Granted, some of the cases were perhaps not as deeply investigated as we might prefer, but this doesn't detract from the most important issue of all. Namely, that Timmerman collated an incredible, and previously-untapped, body of ufological data and experiences, and valiantly did so with the limited time, resources and circumstances available to him. And, with Swords at the helm, it's all there for us to digest and ponder upon.

Even though some of the case-reports might only take up half-a-page or slightly more, it's the sheer scale of encounters, and the spanning of numerous decades, that impressed me - as well as the deep similarities and trends present in certain reports, also spanning many years and varied locales.

Grassroots UFOs also highlights some tantalizing and intriguing stories that, to this reviewer anyway, are highly suggestive of much more. Take, for example, the story on page 22 of a number of people who - way back in the summer of 1945 - witnessed unusual aerial activity in the vicinity of Oquawka, Illinois. Strange basketball-sized spheres of light kept the witnesses transfixed for nearly an hour - that is, until each and every one of them "went to sleep." An early report of "alien abduction" or some altered-state interaction, perhaps?

Maybe.

And, there are many such reports in Grassroots UFOs that suggest the accounts told by the witnesses might actually represent only the bare-bones of what really occurred, and that perhaps there was far more to be uncovered than initially met the eye.

But, this does not distract from the significance of the data that we do have in-hand.

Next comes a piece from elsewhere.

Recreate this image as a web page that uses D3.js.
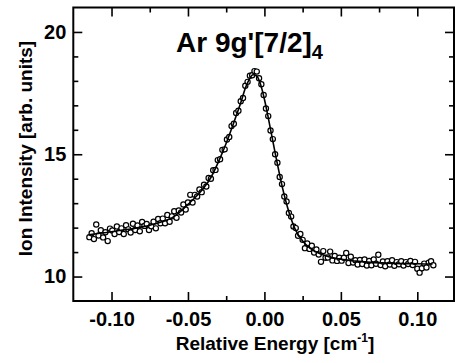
<!DOCTYPE html>
<html>
<head>
<meta charset="utf-8">
<script src="https://cdn.jsdelivr.net/npm/d3@7"></script>
<style>
  body { margin: 0; background: #fff; }
  svg text { font-family: "Liberation Sans", Arial, sans-serif; }
</style>
</head>
<body>
<div id="chart"></div>
<script>
// measured points: relative energy (cm^-1) and ion intensity (arb. units)
const energy = [
  -0.1145,-0.1130,-0.1115,-0.1100,-0.1085,-0.1070,-0.1055,-0.1040,-0.1025,-0.1010,
  -0.0995,-0.0980,-0.0965,-0.0950,-0.0935,-0.0920,-0.0905,-0.0890,-0.0875,-0.0860,
  -0.0845,-0.0830,-0.0815,-0.0800,-0.0785,-0.0770,-0.0755,-0.0740,-0.0725,-0.0710,
  -0.0695,-0.0680,-0.0665,-0.0650,-0.0635,-0.0620,-0.0605,-0.0590,-0.0575,-0.0560,
  -0.0545,-0.0530,-0.0515,-0.0500,-0.0485,-0.0470,-0.0455,-0.0440,-0.0425,-0.0410,
  -0.0395,-0.0380,-0.0365,-0.0350,-0.0335,-0.0320,-0.0305,-0.0290,-0.0275,-0.0260,
  -0.0245,-0.0230,-0.0215,-0.0200,-0.0185,-0.0170,-0.0155,-0.0140,-0.0125,-0.0110,
  -0.0095,-0.0080,-0.0065,-0.0050,-0.0035,-0.0020,-0.0005,0.0010,0.0025,0.0040,
  0.0055,0.0070,0.0085,0.0100,0.0115,0.0130,0.0145,0.0160,0.0175,0.0190,
  0.0205,0.0220,0.0235,0.0250,0.0265,0.0280,0.0295,0.0310,0.0325,0.0340,
  0.0355,0.0370,0.0385,0.0400,0.0415,0.0430,0.0445,0.0460,0.0475,0.0490,
  0.0505,0.0520,0.0535,0.0550,0.0565,0.0580,0.0595,0.0610,0.0625,0.0640,
  0.0655,0.0670,0.0685,0.0700,0.0715,0.0730,0.0745,0.0760,0.0775,0.0790,
  0.0805,0.0820,0.0835,0.0850,0.0865,0.0880,0.0895,0.0910,0.0925,0.0940,
  0.0955,0.0970,0.0985,0.1000,0.1015,0.1030,0.1045,0.1060,0.1075,0.1090,
  0.1105
];
const intensity = [
  11.61,11.77,11.53,12.13,11.68,11.89,11.60,11.81,11.45,11.96,
  11.88,11.74,12.05,11.82,11.97,11.74,12.10,11.93,11.80,12.16,
  11.90,12.09,11.85,12.23,12.07,12.15,11.90,12.06,12.24,11.97,
  12.35,12.18,12.37,12.18,12.52,12.24,12.46,12.67,12.40,12.70,
  12.62,12.95,12.74,13.03,13.34,13.03,13.34,13.27,13.56,13.45,
  13.75,13.68,14.03,14.00,14.35,14.36,14.76,14.80,15.18,15.20,
  15.60,15.71,16.15,16.25,16.69,16.78,17.17,17.30,17.80,17.96,
  18.21,18.23,18.40,18.38,18.11,17.86,17.42,16.87,16.56,15.97,
  15.62,15.00,14.65,14.07,13.78,13.27,13.07,12.60,12.45,12.05,
  11.98,11.67,11.74,11.50,11.16,11.35,11.13,11.26,10.98,11.11,
  10.90,10.60,11.04,10.77,10.78,11.02,10.66,10.84,10.64,10.77,
  10.65,10.77,10.96,10.55,10.81,10.57,10.67,10.49,10.68,10.51,
  10.70,10.45,10.64,10.46,10.70,10.52,10.89,10.47,10.62,10.42,
  10.63,10.49,10.67,10.44,10.59,10.50,10.63,10.45,10.59,10.51,
  10.64,10.47,10.60,10.32,10.16,10.34,10.53,10.37,10.57,10.63,
  10.46
];

// fitted line profile
const fitEnergy = [
  -0.115,-0.110,-0.105,-0.100,-0.095,-0.090,-0.085,-0.080,-0.075,-0.070,
  -0.065,-0.060,-0.055,-0.050,-0.045,-0.040,-0.035,-0.030,-0.025,-0.020,
  -0.015,-0.0125,-0.010,-0.0075,-0.005,-0.0025,0.000,0.0025,0.005,0.0075,
  0.010,0.0125,0.015,0.0175,0.020,0.025,0.030,0.035,0.040,0.045,
  0.050,0.055,0.060,0.070,0.080,0.090,0.100,0.110
];
const fitIntensity = [
  11.71,11.75,11.79,11.83,11.88,11.92,11.97,12.03,12.10,12.18,
  12.28,12.42,12.65,12.95,13.25,13.60,14.05,14.70,15.45,16.30,
  17.20,17.70,18.05,18.25,18.20,17.85,17.25,16.50,15.70,14.90,
  14.15,13.45,12.85,12.35,11.95,11.45,11.15,10.97,10.85,10.77,
  10.71,10.67,10.63,10.58,10.55,10.53,10.52,10.51
];

const xTicks = [-0.10, -0.05, 0.00, 0.05, 0.10];
const xMinorTicks = [-0.075, -0.025, 0.025, 0.075];
const yTicks = [10, 15, 20];
const yMinorTicks = [11, 12, 13, 14, 16, 17, 18, 19];

const width = 455;
const height = 363;

const svg = d3.select('#chart')
  .append('svg')
  .attr('width', width)
  .attr('height', height);

const x = d3.scaleLinear().domain([-0.125, 0.124]).range([73.3, 454]);
const y = d3.scaleLinear().domain([9, 21]).range([301, 7.5]);

const fmt = d => d3.format('.2f')(d).replace('\u2212', '-');

function addAxis(axis, tx, ty) {
  const g = svg.append('g')
    .attr('transform', `translate(${tx},${ty})`)
    .call(axis);
  g.select('.domain').remove();
  g.selectAll('.tick line').attr('stroke', '#000').attr('stroke-width', 1.6);
  g.selectAll('.tick text')
    .attr('fill', '#000')
    .attr('font-size', 20)
    .attr('font-weight', 'bold');
  return g;
}

// bottom / top
addAxis(d3.axisBottom(x).tickValues(xTicks).tickSize(-9).tickPadding(11).tickFormat(fmt), 0, 301);
addAxis(d3.axisBottom(x).tickValues(xMinorTicks).tickSize(-5).tickFormat(''), 0, 301);
addAxis(d3.axisTop(x).tickValues(xTicks).tickSize(-9).tickFormat(''), 0, 7.5);
addAxis(d3.axisTop(x).tickValues(xMinorTicks).tickSize(-5).tickFormat(''), 0, 7.5);
// left / right
addAxis(d3.axisLeft(y).tickValues(yTicks).tickSize(-9).tickPadding(7).tickFormat(d3.format('d')), 73.3, 0);
addAxis(d3.axisLeft(y).tickValues(yMinorTicks).tickSize(-5).tickFormat(''), 73.3, 0);
addAxis(d3.axisRight(y).tickValues(yTicks).tickSize(-9).tickFormat(''), 454, 0);
addAxis(d3.axisRight(y).tickValues(yMinorTicks).tickSize(-5).tickFormat(''), 454, 0);

// frame
svg.append('rect')
  .attr('x', x.range()[0])
  .attr('y', y.range()[1])
  .attr('width', x.range()[1] - x.range()[0])
  .attr('height', y.range()[0] - y.range()[1])
  .attr('fill', 'none')
  .attr('stroke', '#000')
  .attr('stroke-width', 2);

// data points
const points = energy.map((e, i) => ({ e, v: intensity[i] }));
svg.append('g')
  .selectAll('circle')
  .data(points)
  .enter().append('circle')
  .attr('cx', d => x(d.e))
  .attr('cy', d => y(d.v))
  .attr('r', 2.6)
  .attr('fill', '#fff')
  .attr('stroke', '#000')
  .attr('stroke-width', 1.2);

// fit
const fit = fitEnergy.map((e, i) => ({ e, v: fitIntensity[i] }));
const line = d3.line()
  .x(d => x(d.e))
  .y(d => y(d.v))
  .curve(d3.curveMonotoneX);
svg.append('path')
  .datum(fit)
  .attr('d', line)
  .attr('fill', 'none')
  .attr('stroke', '#000')
  .attr('stroke-width', 1.6);

// title
const title = svg.append('text')
  .attr('x', 176)
  .attr('y', 51.7)
  .attr('font-size', 28)
  .attr('font-weight', 'bold');
title.append('tspan').text("Ar 9g'[7/2]");
title.append('tspan').attr('font-size', 20).attr('dy', 7).text('4');

// axis titles
const xl = svg.append('text')
  .attr('x', 275)
  .attr('y', 350)
  .attr('text-anchor', 'middle')
  .attr('font-size', 19)
  .attr('font-weight', 'bold');
xl.append('tspan').text('Relative Energy [cm');
xl.append('tspan').attr('font-size', 12).attr('dy', -8).text('-1');
xl.append('tspan').attr('dy', 8).text(']');

svg.append('text')
  .attr('transform', 'translate(32,148.5) rotate(-90)')
  .attr('text-anchor', 'middle')
  .attr('font-size', 19)
  .attr('font-weight', 'bold')
  .text('Ion Intensity [arb. units]');
</script>
</body>
</html>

Vehicle-interference cases; close encounters with entities of an unusual, non-human, and at times ominous, nature; radar-reports; and military whistle-blowers with tales of crashed UFOs and dead aliens, abound in the pages of this book.

Notably, Grassroots UFOs also reveals that contrary to what many people within Ufology assume, the so-called Flying Triangle-style of UFO is most assuredly not a new one. In fact, Timmerman's data reveals sightings of just such craft from the 40s and 50s.

That's one of the things that makes this book so important: by citing early FT reports and what sound very much like 1940s-era abduction stories, Grassroots UFOs challenges much of what has previously been reported within the domain of Ufology - namely that abductions began with Betty and Barney Hill in 1961, or that the FT's are simply next-generation Stealth aircraft. Of course, those are just two issues. I could cite countless more in Grassroots UFOs that push back the barriers of when the subject really began in earnest.

Equally importantly, Grassroots UFOs demonstrates the incredible extent to which the UFO phenomenon (whatever it may be or represents) has played a long, massive, and at times intensely personal, role in American society.

Timmerman, Swords, and Anomalist Books' Patrick Huyghe and Dennis Stacy are to be applauded for not just sharing the hundreds of cases that pack the pages of Grassroots UFOs, but also for demonstrating that, within Ufology, there is nothing more important than the eye-witnesses.